Everton the highest payers when League football kicked off in 1888
Because they were the best-supported club, Everton had been able to attract Nick Ross from Preston North End. It is believed that he was being paid £10 a month, twice what other top players were receiving at £1.25 a week, or 25 shillings. This was around 25 per cent greater than the average working wage, considerably less than what the top players earn today, but as playing football for a living was much better than working down the pit or a dusty factory, few players would have bemoaned their luck.
Other Earning Opportunities
Although there was no corporate sponsorship of football in 1888 – the first competition to negotiate a sponsorship deal was the League Cup ninety-four years later – some players did benefit from the growing commercial appeal of the game. Ross’s teammate George Dobson was an agent for R. Mercer of Bolton, who was famous for manufacturing football goods for many years.

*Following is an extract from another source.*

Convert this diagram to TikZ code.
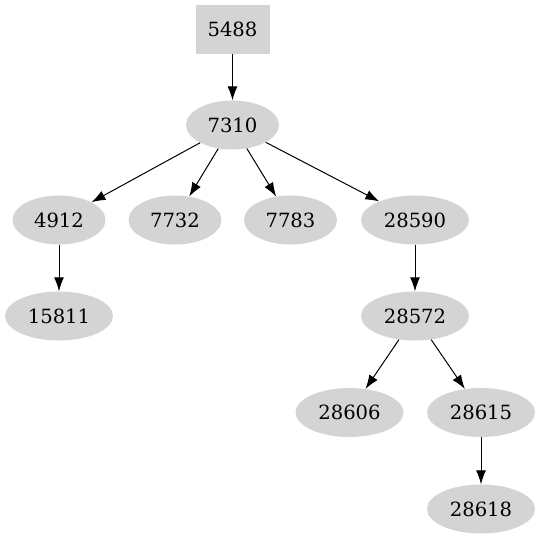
\documentclass[tikz,border=0pt]{standalone}
\usepackage{fontspec}
\setmainfont{DejaVu Serif}
\usetikzlibrary{shapes.geometric,arrows.meta}
\tikzset{
	treenode/.style={ellipse, fill=black!17, inner sep=0pt, minimum height=49pt,
		font=\fontsize{19.6}{23}\selectfont},
	rootbox/.style={rectangle, fill=black!17, inner sep=0pt, minimum width=74pt,
		minimum height=49pt, font=\fontsize{19.6}{23}\selectfont},
	edge/.style={-{Latex[length=14pt,width=10pt]}, line width=1pt}
}
\begin{document}
\begin{tikzpicture}[x=1pt,y=-1pt]
	\useasboundingbox (0,0) rectangle (541,539);
	% root and first level
	\node[rootbox] (n5488) at (232.5,29) {5488};
	\node[treenode,minimum width=93pt] (n7310) at (232.5,125) {7310};
	\node[treenode,minimum width=93pt] (n4912) at (59,220) {4912};
	\node[treenode,minimum width=93pt] (n7732) at (175,220) {7732};
	\node[treenode,minimum width=93pt] (n7783) at (290.5,220) {7783};
	\node[treenode,minimum width=108pt] (n28590) at (415,220) {28590};
	% lower levels
	\node[treenode,minimum width=108pt] (n15811) at (59,316) {15811};
	\node[treenode,minimum width=108pt] (n28572) at (415,316) {28572};
	\node[treenode,minimum width=108pt] (n28606) at (349.5,412.5) {28606};
	\node[treenode,minimum width=108pt] (n28615) at (481,412.5) {28615};
	\node[treenode,minimum width=108pt] (n28618) at (481,509) {28618};
	\foreach \a/\b in {5488/7310,7310/4912,7310/7732,7310/7783,7310/28590,
		4912/15811,28590/28572,28572/28606,28572/28615,28615/28618}
	{\draw[edge] (n\a) -- (n\b); }
\end{tikzpicture}
\end{document}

Another Evertonian, Frank Sugg, was even more successful. The international cricketer, who was a brilliant all-round sportsman who also took part in weightlifting, swimming, shotput, billiards and rifle shooting, opened a sports shop in Liverpool with his younger brother Frank in 1894.
Over the years, more shops were added and although the brothers split commercially in 1927, they both remained in business until they died within days of each other in 1931. The final link with the business[es] only came to an end in January 2001 when it was announced that ‘Sugg Sport is to close its eleven sports stores with the loss of 118 jobs’.